Dear Doctor Da…

Dear Doctor Date, I’ve been reading your column for a number of months and I have a pretty good idea of the type of advice you will give. The purpose of this letter isn’t to enlist sympathy or pity, but to serve as a wake-up call to all of those individuals who think that they have it rough meeting people or dealing with problems in relationships. What better way than to let them know that it could be worse.
If I were to place a single add it would go like this:

“Single white male of 26 years looking for a woman who knows who she is as a person. I’m a ME major set to graduate this spring with high honors, non-smoker, 5 feet 6 inches 145 lbs., a person who takes care of themselves physically, mentally and spiritually (Christian), likes to go to movies and drive cars at excessive speeds, adventurous and a blast to be around. Looking for a woman who shares similar goals for her life.”

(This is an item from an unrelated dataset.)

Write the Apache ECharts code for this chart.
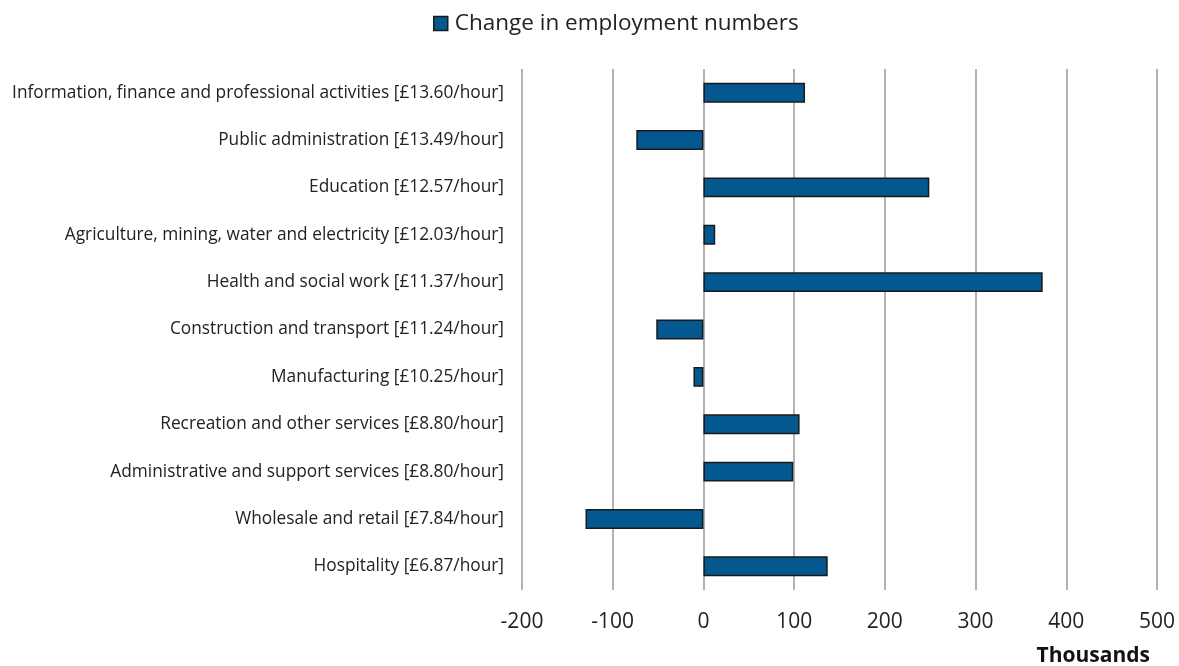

So far it sounds all fine and dandy, however there is still one piece of information yet to disclose:
I have a physical disability, Cerebral Palsy, which affects my speech, walking, etc., but most importantly the first perceptions people in general have of me.
That’s the turn-off. Don’t get me wrong; I try every day just to be friendly and meet people, with the motive of friends first. However, I have many female friends most of which, basically all of them, are “unavailable” — they’re married, in a relationship, too old for my taste (anything over 35), do not prefer men or “just not ready.”
Which brings up the real reason why I’m writing this informative note: What is with the female sex these days? I know a good handful of available women, who also happen to be disabled, who I would drop everything to go out with but they seem to have the mindset that their white knight (a “normal” guy) is going to come and take care of them for the rest of their life and refuse to consider other possibilities. What the hell is with that?
I don’t care if the women I like are disabled, or not, black or white, whatever — just compatible. I just want to find women who want to go out and have a fun time without worrying that all I want is to get them in bed.
There, I said my mind!!!
— Frustrated with your writers!!

Thanks for writing in, friend. I appreciate your letter. I think it’s appropriate to mention the lottery hoopla in relation to your mention of the Prince Charming syndrome. Most of us aren’t rich and we’re not supermodels. Still, we invest our goods into people and things that hold little chance of reward. It’s harmless, right? Sure, unless you spend all your money on lottery tickets or pass up the opportunity to be with someone incredibly wonderful even though he or she didn’t seem so at first.
The higher the possibility the more crazy everyone gets. Which would you choose: George Clooney all at once or Kevin Bacon for the next 20 years?